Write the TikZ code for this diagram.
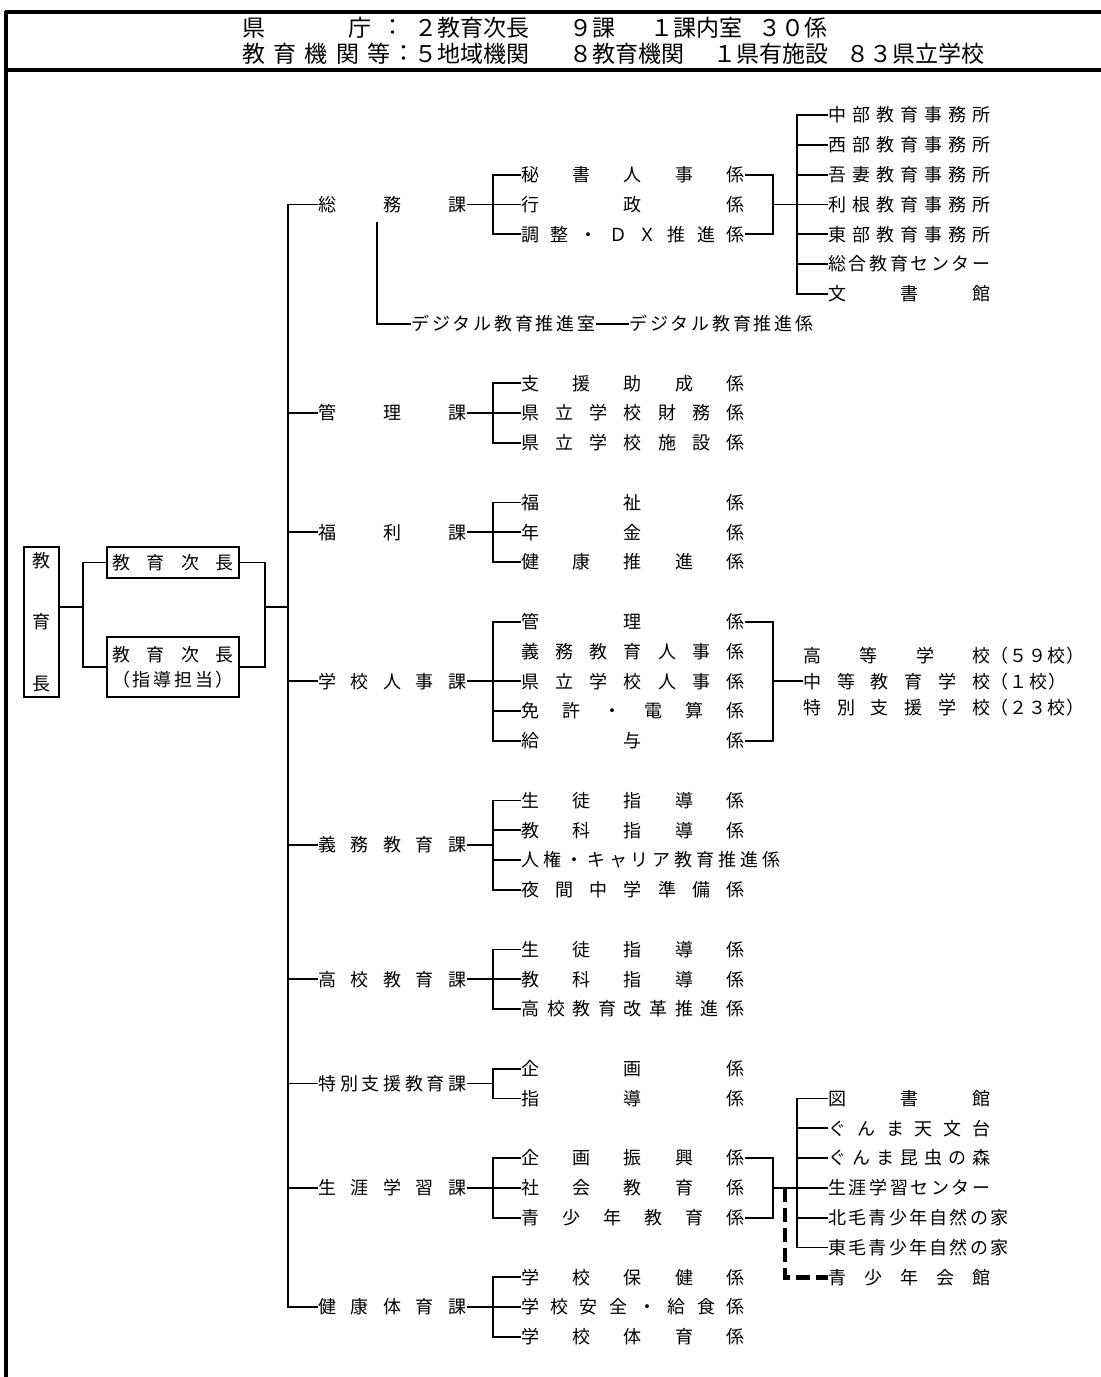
\documentclass[tikz,border=0pt]{standalone}
\usepackage{fontspec}
\setmainfont{Noto Sans CJK JP}
\usetikzlibrary{positioning}

\makeatletter
\newcommand\spreadtext[2]{\hbox to #1{\spr@first#2\@nil}}
\def\spr@first#1{#1\spr@rest}
\def\spr@rest#1{\ifx#1\@nil\else\hfil#1\expandafter\spr@rest\fi}
\makeatother
\newcommand\rowy[1]{115+29.8*#1}
\def\secw{74pt}
\def\subw{111.5pt}
\def\grpw{81pt}

\tikzset{
  org/.style={line width=0.9pt},
  frameline/.style={line width=2pt},
  lab/.style={anchor=west,inner sep=0pt,font=\fontsize{9pt}{11pt}\selectfont,text height=7.9pt,text depth=1.1pt},
  headtxt/.style={anchor=west,inner sep=0pt,font=\fontsize{11.5pt}{13pt}\selectfont},
  headbox/.style={draw,line width=0.9pt,inner sep=0pt,font=\fontsize{9pt}{12.5pt}\selectfont,align=center},
  dashlink/.style={line width=2.4pt,dash pattern=on 7pt off 3pt},
}

\begin{document}
\begin{tikzpicture}[x=0.5pt,y=-0.5pt]
\useasboundingbox (0,0) rectangle (1101,1377);
\fill[white] (0,0) rectangle (1101,1377);
% frame and header
\draw[frameline,line width=1.6pt] (5,12) -- (1101,12);
\draw[frameline,line width=2.2pt] (5,70) -- (1101,70);
\draw[frameline] (6,11) -- (6,1377);
\node[headtxt] (hken) at (242,28) {県};
\node[headtxt] (hchou) at (348,28) {庁};
\node[headtxt] (hcolona) at (381,28) {：};
\node[headtxt] (hjichou) at (414,28) {２教育次長};
\node[headtxt] (hka) at (569,28) {９課};
\node[headtxt] (hshitsu) at (650,28) {１課内室};
\node[headtxt] (hkakari) at (758,28) {３０係};
\node[headtxt] (hkikan) at (242,54) {\spreadtext{74pt}{教育機関等}};
\node[headtxt] (hcolonb) at (392,54) {：};
\node[headtxt] (hchiiki) at (414,54) {５地域機関};
\node[headtxt] (hkyouiku) at (569,54) {８教育機関};
\node[headtxt] (hshisetsu) at (713,54) {１県有施設};
\node[headtxt] (hgakkou) at (846,54) {８３県立学校};

% top of the tree
\node[headbox,minimum width=17.5pt,minimum height=75pt,font=\fontsize{9pt}{30.75pt}\selectfont] (chief) at (41.5,622) {教\\育\\長};
\node[headbox,minimum width=66pt,minimum height=15.5pt] (vice1) at (173,562.5) {\spreadtext{61pt}{教育次長}};
\node[headbox,minimum width=66pt,minimum height=30pt] (vice2) at (173,667) {\spreadtext{61pt}{教育次長}\\\spreadtext{61pt}{（指導担当）}};
\coordinate (jl) at (83,607);
\coordinate (jr) at (265,607);
\coordinate (trunk) at (288,607);
\coordinate (bk) at (493,0);
\coordinate (rb) at (773,0);
\coordinate (dv) at (785,0);
\coordinate (gv) at (797,0);
\draw[org] (chief.east |- jl) -- (jl);
\draw[org] (vice1.west) -| (jl) |- (vice2.west);
\draw[org] (vice1.east) -| (jr) |- (vice2.east);
\draw[org] (jr) -- (trunk);

% sections
\node[lab] (soumu) at (318,{\rowy{3}}) {\spreadtext{\secw}{総務課}};
\node[lab] (kanri) at (318,{\rowy{10}}) {\spreadtext{\secw}{管理課}};
\node[lab] (fukuri) at (318,{\rowy{14}}) {\spreadtext{\secw}{福利課}};
\node[lab] (jinji) at (318,{\rowy{19}}) {\spreadtext{\secw}{学校人事課}};
\node[lab] (gimu) at (318,{\rowy{24.5}}) {\spreadtext{\secw}{義務教育課}};
\node[lab] (koukou) at (318,{\rowy{29}}) {\spreadtext{\secw}{高校教育課}};
\node[lab] (tokushi) at (318,{\rowy{32.5}}) {\spreadtext{\secw}{特別支援教育課}};
\node[lab] (shougai) at (318,{\rowy{36}}) {\spreadtext{\secw}{生涯学習課}};
\node[lab] (kentai) at (318,{\rowy{40}}) {\spreadtext{\secw}{健康体育課}};

% units
\node[lab] (soumu1) at (521,{\rowy{2}}) {\spreadtext{\subw}{秘書人事係}};
\node[lab] (soumu2) at (521,{\rowy{3}}) {\spreadtext{\subw}{行政係}};
\node[lab] (soumu3) at (521,{\rowy{4}}) {\spreadtext{\subw}{調整・ＤＸ推進係}};
\node[lab] (kanri1) at (521,{\rowy{9}}) {\spreadtext{\subw}{支援助成係}};
\node[lab] (kanri2) at (521,{\rowy{10}}) {\spreadtext{\subw}{県立学校財務係}};
\node[lab] (kanri3) at (521,{\rowy{11}}) {\spreadtext{\subw}{県立学校施設係}};
\node[lab] (fukuri1) at (521,{\rowy{13}}) {\spreadtext{\subw}{福祉係}};
\node[lab] (fukuri2) at (521,{\rowy{14}}) {\spreadtext{\subw}{年金係}};
\node[lab] (fukuri3) at (521,{\rowy{15}}) {\spreadtext{\subw}{健康推進係}};
\node[lab] (jinji1) at (521,{\rowy{17}}) {\spreadtext{\subw}{管理係}};
\node[lab] (jinji2) at (521,{\rowy{18}}) {\spreadtext{\subw}{義務教育人事係}};
\node[lab] (jinji3) at (521,{\rowy{19}}) {\spreadtext{\subw}{県立学校人事係}};
\node[lab] (jinji4) at (521,{\rowy{20}}) {\spreadtext{\subw}{免許・電算係}};
\node[lab] (jinji5) at (521,{\rowy{21}}) {\spreadtext{\subw}{給与係}};
\node[lab] (gimu1) at (521,{\rowy{23}}) {\spreadtext{\subw}{生徒指導係}};
\node[lab] (gimu2) at (521,{\rowy{24}}) {\spreadtext{\subw}{教科指導係}};
\node[lab] (gimu3) at (521,{\rowy{25}}) {\spreadtext{129.5pt}{人権・キャリア教育推進係}};
\node[lab] (gimu4) at (521,{\rowy{26}}) {\spreadtext{\subw}{夜間中学準備係}};
\node[lab] (koukou1) at (521,{\rowy{28}}) {\spreadtext{\subw}{生徒指導係}};
\node[lab] (koukou2) at (521,{\rowy{29}}) {\spreadtext{\subw}{教科指導係}};
\node[lab] (koukou3) at (521,{\rowy{30}}) {\spreadtext{\subw}{高校教育改革推進係}};
\node[lab] (tokushi1) at (521,{\rowy{32}}) {\spreadtext{\subw}{企画係}};
\node[lab] (tokushi2) at (521,{\rowy{33}}) {\spreadtext{\subw}{指導係}};
\node[lab] (shougai1) at (521,{\rowy{35}}) {\spreadtext{\subw}{企画振興係}};
\node[lab] (shougai2) at (521,{\rowy{36}}) {\spreadtext{\subw}{社会教育係}};
\node[lab] (shougai3) at (521,{\rowy{37}}) {\spreadtext{\subw}{青少年教育係}};
\node[lab] (kentai1) at (521,{\rowy{39}}) {\spreadtext{\subw}{学校保健係}};
\node[lab] (kentai2) at (521,{\rowy{40}}) {\spreadtext{\subw}{学校安全・給食係}};
\node[lab] (kentai3) at (521,{\rowy{41}}) {\spreadtext{\subw}{学校体育係}};

% digital office
\node[lab] (dsitsu) at (411,{\rowy{7}}) {\spreadtext{92pt}{デジタル教育推進室}};
\node[lab] (dkakari) at (629,{\rowy{7}}) {\spreadtext{92pt}{デジタル教育推進係}};
\coordinate (dtop) at (377,222);
\draw[org] (dtop) |- (dsitsu.west);
\draw[org] (dsitsu.east) -- (dkakari.west);

% local offices
\node[lab] (chubu) at (828,{\rowy{0}}) {\spreadtext{\grpw}{中部教育事務所}};
\node[lab] (seibu) at (828,{\rowy{1}}) {\spreadtext{\grpw}{西部教育事務所}};
\node[lab] (agatsuma) at (828,{\rowy{2}}) {\spreadtext{\grpw}{吾妻教育事務所}};
\node[lab] (tone) at (828,{\rowy{3}}) {\spreadtext{\grpw}{利根教育事務所}};
\node[lab] (toubu) at (828,{\rowy{4}}) {\spreadtext{\grpw}{東部教育事務所}};
\node[lab] (sougou) at (828,{\rowy{5}}) {\spreadtext{\grpw}{総合教育センター}};
\node[lab] (bunsho) at (828,{\rowy{6}}) {\spreadtext{\grpw}{文書館}};

% schools
\node[lab] (koutou) at (803,{\rowy{19}-26}) {\spreadtext{93.5pt}{高等学校}\spreadtext{47pt}{（５９校）}};
\node[lab] (chutou) at (803,{\rowy{19}}) {\spreadtext{93.5pt}{中等教育学校}\spreadtext{38pt}{（１校）}};
\node[lab] (tokubetsu) at (803,{\rowy{19}+26}) {\spreadtext{93.5pt}{特別支援学校}\spreadtext{47pt}{（２３校）}};

% lifelong learning facilities
\node[lab] (toshokan) at (828,{\rowy{33}}) {\spreadtext{\grpw}{図書館}};
\node[lab] (tenmon) at (828,{\rowy{34}}) {\spreadtext{\grpw}{ぐんま天文台}};
\node[lab] (konchu) at (828,{\rowy{35}}) {\spreadtext{\grpw}{ぐんま昆虫の森}};
\node[lab] (center) at (828,{\rowy{36}}) {\spreadtext{\grpw}{生涯学習センター}};
\node[lab] (hokumou) at (828,{\rowy{37}}) {\spreadtext{90pt}{北毛青少年自然の家}};
\node[lab] (toumou) at (828,{\rowy{38}}) {\spreadtext{90pt}{東毛青少年自然の家}};
\node[lab] (kaikan) at (828,{\rowy{39}}) {\spreadtext{\grpw}{青少年会館}};

% trunk
\draw[org] (soumu.west) -| (trunk |- soumu.west) -- (trunk |- kentai.west) -- (kentai.west);
\foreach \s in {kanri,fukuri,jinji,gimu,koukou,tokushi,shougai}
  \draw[org] (trunk |- \s.west) -- (\s.west);

% brackets to units
\foreach \s/\a/\b in {soumu/1/3,kanri/1/3,fukuri/1/3,jinji/1/5,gimu/1/4,koukou/1/3,tokushi/1/2,shougai/1/3,kentai/1/3} {
  \draw[org] (\s.east) -- (\s.east -| bk);
  \draw[org] (\s\a.west) -| (\s.east -| bk) |- (\s\b.west);
}
\foreach \n in {soumu2,kanri2,fukuri2,jinji3,jinji4,gimu2,gimu3,koukou2,shougai2,kentai2}
  \draw[org] (bk |- \n.west) -- (\n.west);

% right hand links
\draw[org] (soumu1.east) -| (rb |- soumu2.west) |- (soumu3.east);
\draw[org] (rb |- soumu2.west) -- (tone.west);
\draw[org] (chubu.west) -| (gv |- bunsho.west) -- (bunsho.west);
\foreach \n in {seibu,agatsuma,toubu,sougou}
  \draw[org] (gv |- \n.west) -- (\n.west);
\draw[org] (jinji1.east) -| (rb |- jinji3.west) |- (jinji5.east);
\draw[org] (rb |- jinji3.west) -- (chutou.west);
\draw[org] (shougai1.east) -| (rb |- shougai2.west) |- (shougai3.east);
\draw[org] (rb |- shougai2.west) -- (center.west);
\draw[org] (toshokan.west) -| (gv |- toumou.west) -- (toumou.west);
\foreach \n in {tenmon,konchu,hokumou}
  \draw[org] (gv |- \n.west) -- (\n.west);
\draw[dashlink] (dv |- shougai2.west) |- (kaikan.west);
\end{tikzpicture}
\end{document}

(Exercise requirements):
Copy exactly the lines running from the beginning of the listing through the line that has "(hgakkou) at (846,54)". Drop the pictures.

(Full answer):
Write the TikZ code for this diagram.
\documentclass[tikz,border=0pt]{standalone}
\usepackage{fontspec}
\setmainfont{Noto Sans CJK JP}
\usetikzlibrary{positioning}

\makeatletter
\newcommand\spreadtext[2]{\hbox to #1{\spr@first#2\@nil}}
\def\spr@first#1{#1\spr@rest}
\def\spr@rest#1{\ifx#1\@nil\else\hfil#1\expandafter\spr@rest\fi}
\makeatother
\newcommand\rowy[1]{115+29.8*#1}
\def\secw{74pt}
\def\subw{111.5pt}
\def\grpw{81pt}

\tikzset{
  org/.style={line width=0.9pt},
  frameline/.style={line width=2pt},
  lab/.style={anchor=west,inner sep=0pt,font=\fontsize{9pt}{11pt}\selectfont,text height=7.9pt,text depth=1.1pt},
  headtxt/.style={anchor=west,inner sep=0pt,font=\fontsize{11.5pt}{13pt}\selectfont},
  headbox/.style={draw,line width=0.9pt,inner sep=0pt,font=\fontsize{9pt}{12.5pt}\selectfont,align=center},
  dashlink/.style={line width=2.4pt,dash pattern=on 7pt off 3pt},
}

\begin{document}
\begin{tikzpicture}[x=0.5pt,y=-0.5pt]
\useasboundingbox (0,0) rectangle (1101,1377);
\fill[white] (0,0) rectangle (1101,1377);
% frame and header
\draw[frameline,line width=1.6pt] (5,12) -- (1101,12);
\draw[frameline,line width=2.2pt] (5,70) -- (1101,70);
\draw[frameline] (6,11) -- (6,1377);
\node[headtxt] (hken) at (242,28) {県};
\node[headtxt] (hchou) at (348,28) {庁};
\node[headtxt] (hcolona) at (381,28) {：};
\node[headtxt] (hjichou) at (414,28) {２教育次長};
\node[headtxt] (hka) at (569,28) {９課};
\node[headtxt] (hshitsu) at (650,28) {１課内室};
\node[headtxt] (hkakari) at (758,28) {３０係};
\node[headtxt] (hkikan) at (242,54) {\spreadtext{74pt}{教育機関等}};
\node[headtxt] (hcolonb) at (392,54) {：};
\node[headtxt] (hchiiki) at (414,54) {５地域機関};
\node[headtxt] (hkyouiku) at (569,54) {８教育機関};
\node[headtxt] (hshisetsu) at (713,54) {１県有施設};
\node[headtxt] (hgakkou) at (846,54) {８３県立学校};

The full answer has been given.